Exercise description => Do not copy the pictures; transcribe all other material exactly.

Dataset extract =>
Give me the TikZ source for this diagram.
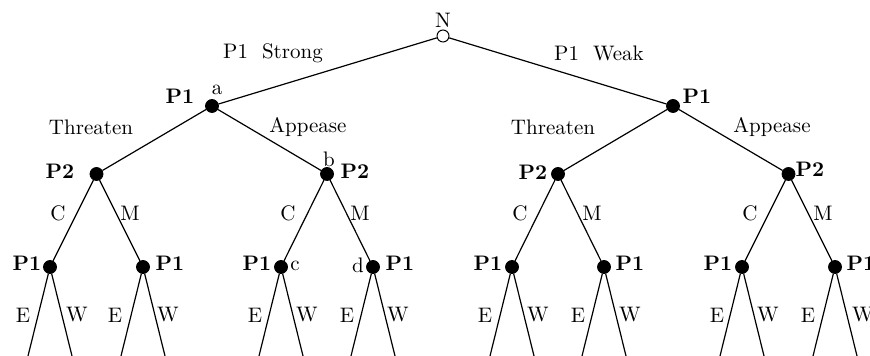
\documentclass[tikz,border=0pt]{standalone}
\usetikzlibrary{positioning}
\tikzset{
  dot/.style={circle, fill=black, draw=black, inner sep=0pt, minimum size=6.5pt},
  chance/.style={circle, fill=white, draw=black, line width=0.5pt, inner sep=0pt, minimum size=6pt},
  pl/.style={font=\fontsize{10.5}{12}\selectfont\bfseries, inner sep=1pt},
  lbl/.style={font=\fontsize{10.5}{12}\selectfont, inner sep=1pt},
  branch/.style={draw=black, line width=0.6pt},
}

\begin{document}
\begin{tikzpicture}[x=0.5pt, y=-0.5pt]
\useasboundingbox (0,0) rectangle (870,356);
\clip (0,0) rectangle (870,356);

% decision nodes
\node[chance] (n) at (443,36) {};
\node[dot] (a) at (212,106) {};
\node[dot] (w) at (673,106) {};
\node[dot] (b1) at (96.5,174) {};
\node[dot] (b) at (327,174) {};
\node[dot] (b3) at (558,174) {};
\node[dot] (b4) at (788.5,174) {};
\node[dot] (c1) at (50,267) {};
\node[dot] (c2) at (143,267) {};
\node[dot] (c) at (281,267) {};
\node[dot] (d) at (373,267) {};
\node[dot] (c5) at (512,267) {};
\node[dot] (c6) at (604,267) {};
\node[dot] (c7) at (742,267) {};
\node[dot] (c8) at (835,267) {};

% leaves (run off the bottom)
\coordinate (e1) at (28,356);  \coordinate (f1) at (72,356);
\coordinate (e2) at (121,356); \coordinate (f2) at (165,356);
\coordinate (e3) at (259,356); \coordinate (f3) at (303,356);
\coordinate (e4) at (351,356); \coordinate (f4) at (395,356);
\coordinate (e5) at (490,356); \coordinate (f5) at (534,356);
\coordinate (e6) at (582,356); \coordinate (f6) at (626,356);
\coordinate (e7) at (720,356); \coordinate (f7) at (764,356);
\coordinate (e8) at (813,356); \coordinate (f8) at (857,356);

% branches
\draw[branch] (n) -- (a);
\draw[branch] (n) -- (w);
\draw[branch] (a) -- (b1);
\draw[branch] (a) -- (b);
\draw[branch] (w) -- (b3);
\draw[branch] (w) -- (b4);
\draw[branch] (b1) -- (c1);
\draw[branch] (b1) -- (c2);
\draw[branch] (b) -- (c);
\draw[branch] (b) -- (d);
\draw[branch] (b3) -- (c5);
\draw[branch] (b3) -- (c6);
\draw[branch] (b4) -- (c7);
\draw[branch] (b4) -- (c8);
\draw[branch] (c1) -- (e1); \draw[branch] (c1) -- (f1);
\draw[branch] (c2) -- (e2); \draw[branch] (c2) -- (f2);
\draw[branch] (c) -- (e3);  \draw[branch] (c) -- (f3);
\draw[branch] (d) -- (e4);  \draw[branch] (d) -- (f4);
\draw[branch] (c5) -- (e5); \draw[branch] (c5) -- (f5);
\draw[branch] (c6) -- (e6); \draw[branch] (c6) -- (f6);
\draw[branch] (c7) -- (e7); \draw[branch] (c7) -- (f7);
\draw[branch] (c8) -- (e8); \draw[branch] (c8) -- (f8);

% players
\node[lbl, above=0pt of n] (nlab) {N};
\node[pl] (pa) at (180,96) {P1};
\node[lbl] (alab) at (217,90) {a};
\node[pl] (pw) at (697,96) {P1};
\node[pl] (pb1) at (60,171) {P2};
\node[lbl] (blab) at (329,159) {b};
\node[pl] (pb) at (355,171) {P2};
\node[pl] (pb3) at (533,172) {P2};
\node[pl] (pb4) at (810,169) {P2};
\node[pl] (pc1) at (27,263) {P1};
\node[pl] (pc2) at (170,263) {P1};
\node[pl] (pc) at (257,263) {P1};
\node[lbl] (clab) at (295,266) {c};
\node[lbl] (dlab) at (358,265) {d};
\node[pl] (pd) at (400,263) {P1};
\node[pl] (pc5) at (488,263) {P1};
\node[pl] (pc6) at (630,263) {P1};
\node[pl] (pc7) at (718,263) {P1};
\node[pl] (pc8) at (861,263) {P1};

% moves
\node[lbl] (strong) at (273,53) {P1\ \ Strong};
\node[lbl] (weak) at (599,53) {P1\ \ Weak};
\node[lbl] (t1) at (91,127) {Threaten};
\node[lbl] (a1) at (308,127) {Appease};
\node[lbl] (t2) at (553,127) {Threaten};
\node[lbl] (a2) at (772,127) {Appease};
\node[lbl] (cc1) at (58,213) {C};  \node[lbl] (mm1) at (130,213) {M};
\node[lbl] (cc2) at (288,213) {C}; \node[lbl] (mm2) at (360,213) {M};
\node[lbl] (cc3) at (520,213) {C}; \node[lbl] (mm3) at (592,213) {M};
\node[lbl] (cc4) at (750,213) {C}; \node[lbl] (mm4) at (823,213) {M};
\node[lbl] (ee1) at (23,315) {E};  \node[lbl] (ww1) at (77,315) {W};
\node[lbl] (ee2) at (115,315) {E}; \node[lbl] (ww2) at (168,315) {W};
\node[lbl] (ee3) at (255,315) {E}; \node[lbl] (ww3) at (307,315) {W};
\node[lbl] (ee4) at (347,315) {E}; \node[lbl] (ww4) at (398,315) {W};
\node[lbl] (ee5) at (485,315) {E}; \node[lbl] (ww5) at (538,315) {W};
\node[lbl] (ee6) at (578,315) {E}; \node[lbl] (ww6) at (630,315) {W};
\node[lbl] (ee7) at (717,315) {E}; \node[lbl] (ww7) at (768,315) {W};
\node[lbl] (ee8) at (808,315) {E}; \node[lbl] (ww8) at (863,315) {W};
\end{tikzpicture}
\end{document}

Output for this task =>
Give me the TikZ source for this diagram.
\documentclass[tikz,border=0pt]{standalone}
\usetikzlibrary{positioning}
\tikzset{
  dot/.style={circle, fill=black, draw=black, inner sep=0pt, minimum size=6.5pt},
  chance/.style={circle, fill=white, draw=black, line width=0.5pt, inner sep=0pt, minimum size=6pt},
  pl/.style={font=\fontsize{10.5}{12}\selectfont\bfseries, inner sep=1pt},
  lbl/.style={font=\fontsize{10.5}{12}\selectfont, inner sep=1pt},
  branch/.style={draw=black, line width=0.6pt},
}

\begin{document}
\begin{tikzpicture}[x=0.5pt, y=-0.5pt]
\useasboundingbox (0,0) rectangle (870,356);
\clip (0,0) rectangle (870,356);

% decision nodes
\node[chance] (n) at (443,36) {};
\node[dot] (a) at (212,106) {};
\node[dot] (w) at (673,106) {};
\node[dot] (b1) at (96.5,174) {};
\node[dot] (b) at (327,174) {};
\node[dot] (b3) at (558,174) {};
\node[dot] (b4) at (788.5,174) {};
\node[dot] (c1) at (50,267) {};
\node[dot] (c2) at (143,267) {};
\node[dot] (c) at (281,267) {};
\node[dot] (d) at (373,267) {};
\node[dot] (c5) at (512,267) {};
\node[dot] (c6) at (604,267) {};
\node[dot] (c7) at (742,267) {};
\node[dot] (c8) at (835,267) {};

% leaves (run off the bottom)
\coordinate (e1) at (28,356);  \coordinate (f1) at (72,356);
\coordinate (e2) at (121,356); \coordinate (f2) at (165,356);
\coordinate (e3) at (259,356); \coordinate (f3) at (303,356);
\coordinate (e4) at (351,356); \coordinate (f4) at (395,356);
\coordinate (e5) at (490,356); \coordinate (f5) at (534,356);
\coordinate (e6) at (582,356); \coordinate (f6) at (626,356);
\coordinate (e7) at (720,356); \coordinate (f7) at (764,356);
\coordinate (e8) at (813,356); \coordinate (f8) at (857,356);

% branches
\draw[branch] (n) -- (a);
\draw[branch] (n) -- (w);
\draw[branch] (a) -- (b1);
\draw[branch] (a) -- (b);
\draw[branch] (w) -- (b3);
\draw[branch] (w) -- (b4);
\draw[branch] (b1) -- (c1);
\draw[branch] (b1) -- (c2);
\draw[branch] (b) -- (c);
\draw[branch] (b) -- (d);
\draw[branch] (b3) -- (c5);
\draw[branch] (b3) -- (c6);
\draw[branch] (b4) -- (c7);
\draw[branch] (b4) -- (c8);
\draw[branch] (c1) -- (e1); \draw[branch] (c1) -- (f1);
\draw[branch] (c2) -- (e2); \draw[branch] (c2) -- (f2);
\draw[branch] (c) -- (e3);  \draw[branch] (c) -- (f3);
\draw[branch] (d) -- (e4);  \draw[branch] (d) -- (f4);
\draw[branch] (c5) -- (e5); \draw[branch] (c5) -- (f5);
\draw[branch] (c6) -- (e6); \draw[branch] (c6) -- (f6);
\draw[branch] (c7) -- (e7); \draw[branch] (c7) -- (f7);
\draw[branch] (c8) -- (e8); \draw[branch] (c8) -- (f8);

% players
\node[lbl, above=0pt of n] (nlab) {N};
\node[pl] (pa) at (180,96) {P1};
\node[lbl] (alab) at (217,90) {a};
\node[pl] (pw) at (697,96) {P1};
\node[pl] (pb1) at (60,171) {P2};
\node[lbl] (blab) at (329,159) {b};
\node[pl] (pb) at (355,171) {P2};
\node[pl] (pb3) at (533,172) {P2};
\node[pl] (pb4) at (810,169) {P2};
\node[pl] (pc1) at (27,263) {P1};
\node[pl] (pc2) at (170,263) {P1};
\node[pl] (pc) at (257,263) {P1};
\node[lbl] (clab) at (295,266) {c};
\node[lbl] (dlab) at (358,265) {d};
\node[pl] (pd) at (400,263) {P1};
\node[pl] (pc5) at (488,263) {P1};
\node[pl] (pc6) at (630,263) {P1};
\node[pl] (pc7) at (718,263) {P1};
\node[pl] (pc8) at (861,263) {P1};

% moves
\node[lbl] (strong) at (273,53) {P1\ \ Strong};
\node[lbl] (weak) at (599,53) {P1\ \ Weak};
\node[lbl] (t1) at (91,127) {Threaten};
\node[lbl] (a1) at (308,127) {Appease};
\node[lbl] (t2) at (553,127) {Threaten};
\node[lbl] (a2) at (772,127) {Appease};
\node[lbl] (cc1) at (58,213) {C};  \node[lbl] (mm1) at (130,213) {M};
\node[lbl] (cc2) at (288,213) {C}; \node[lbl] (mm2) at (360,213) {M};
\node[lbl] (cc3) at (520,213) {C}; \node[lbl] (mm3) at (592,213) {M};
\node[lbl] (cc4) at (750,213) {C}; \node[lbl] (mm4) at (823,213) {M};
\node[lbl] (ee1) at (23,315) {E};  \node[lbl] (ww1) at (77,315) {W};
\node[lbl] (ee2) at (115,315) {E}; \node[lbl] (ww2) at (168,315) {W};
\node[lbl] (ee3) at (255,315) {E}; \node[lbl] (ww3) at (307,315) {W};
\node[lbl] (ee4) at (347,315) {E}; \node[lbl] (ww4) at (398,315) {W};
\node[lbl] (ee5) at (485,315) {E}; \node[lbl] (ww5) at (538,315) {W};
\node[lbl] (ee6) at (578,315) {E}; \node[lbl] (ww6) at (630,315) {W};
\node[lbl] (ee7) at (717,315) {E}; \node[lbl] (ww7) at (768,315) {W};
\node[lbl] (ee8) at (808,315) {E}; \node[lbl] (ww8) at (863,315) {W};
\end{tikzpicture}
\end{document}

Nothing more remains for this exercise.